The timing matters. Tourism to Japan hit a record pace in early 2026, with visitors snapping and uploading millions of near-identical shots of the same dozen Tokyo locations every week. That volume has overwhelmed the metadata systems that stock-image platforms rely on to flag and remove redundant files. The result: buyers — from travel magazines to municipal tourism boards — increasingly pay for images they already hold, or receive sets in which a third of the files are pixel-level duplicates dressed up with minor colour-grade differences. With the yen still trading weak against the dollar and euro, foreign buyers are purchasing Japanese-sourced photography at unusually high volumes, which amplifies the financial cost of duplication errors.

What Tokyo Is Doing — And What It Isn't

The Tokyo Metropolitan Government's Bureau of Digital Services launched an internal working group in March 2026 to address duplicate content specifically in the city's official tourism image library, which supplies photographs to overseas media partners and the city's own promotional campaigns. The bureau has not published the working group's findings yet, but its existence was confirmed in a March 2026 agenda published on the Tokyo Metropolitan Government's official website. Separately, Waseda University's Digital Journalism Lab in Shinjuku has been developing a perceptual-hash comparison tool — a technique that identifies visually similar images even when file names and metadata differ — aimed at Japanese newsrooms that subscribe to multiple wire services and frequently receive the same photograph filed under different slugs.

The contrast with other cities is instructive. In Seoul, the Korea Press Foundation mandated in January 2026 that member newsrooms implement automated duplicate-screening for all incoming wire photography before publication, a policy backed by a 200 million won integration grant to smaller outlets that cannot afford enterprise-level digital asset management software. The New York Public Library completed a two-year deduplication project on its Schomburg Center digital archive in April 2026, removing roughly 14,000 redundant image files and freeing an estimated 1.8 terabytes of server storage. London's Getty Images office on Carnaby Street has operated a proprietary visual-similarity engine since 2023 that rejects contributor uploads flagged as near-duplicates of existing stock — a commercial solution that smaller Tokyo-based agencies have been unable to replicate independently due to licensing costs.

The Cost of Inaction

Duplicate images are not merely an aesthetic nuisance. For Tokyo's expanding community of freelance photographers — many clustered around the studio rental hubs in Meguro and Nakameguro — having work undercut by recycled or AI-mimicked versions of their original shots represents a direct income loss. The Japan Commercial Photographers' Association, based in Chiyoda Ward, flagged the issue in a February 2026 member survey, reporting that more than 40 percent of respondents said they had identified copies or near-copies of their work on major Japanese licensing platforms in the previous year.
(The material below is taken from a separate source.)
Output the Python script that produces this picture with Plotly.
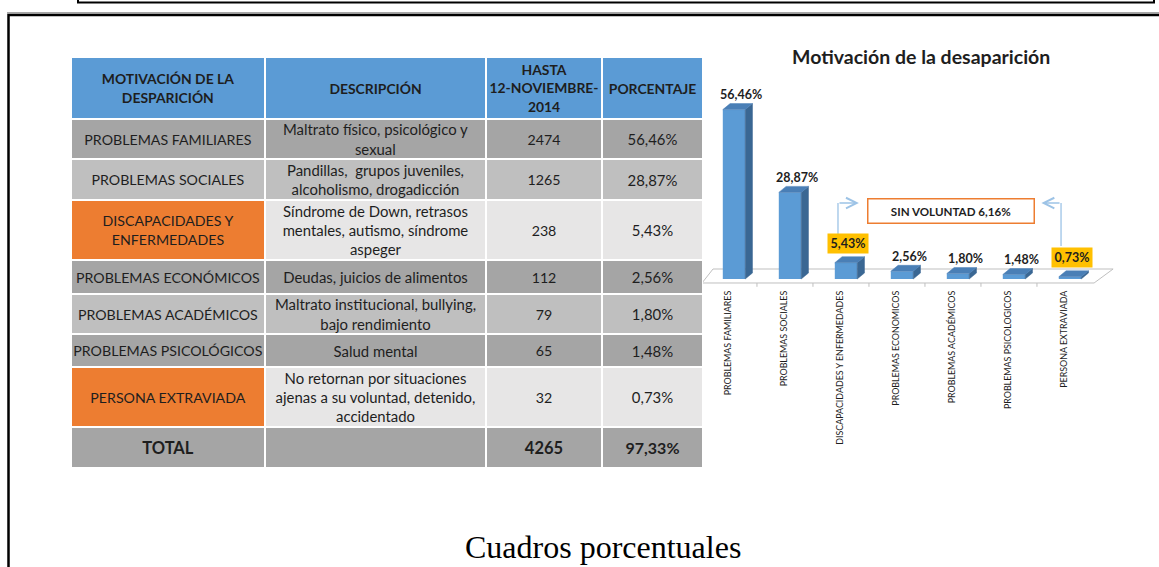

That figure has not been independently verified, but it aligns with complaints the association has submitted to the Agency for Cultural Affairs.

The Metropolitan Government's digital audit is expected to produce a public-facing report by September 2026. Waseda's perceptual-hash tool is scheduled for a pilot rollout with three Tokyo-based newspaper groups before the end of the year. Photographers working in the city should register original files with timestamped metadata on upload, keep raw files archived locally as proof of origination, and consider filing with the Japan Copyright Office's digital registration portal — a step that costs 3,300 yen per application but establishes a legally recognised creation date. Seoul and New York are ahead on institutional infrastructure. Tokyo's machinery is moving, but slowly.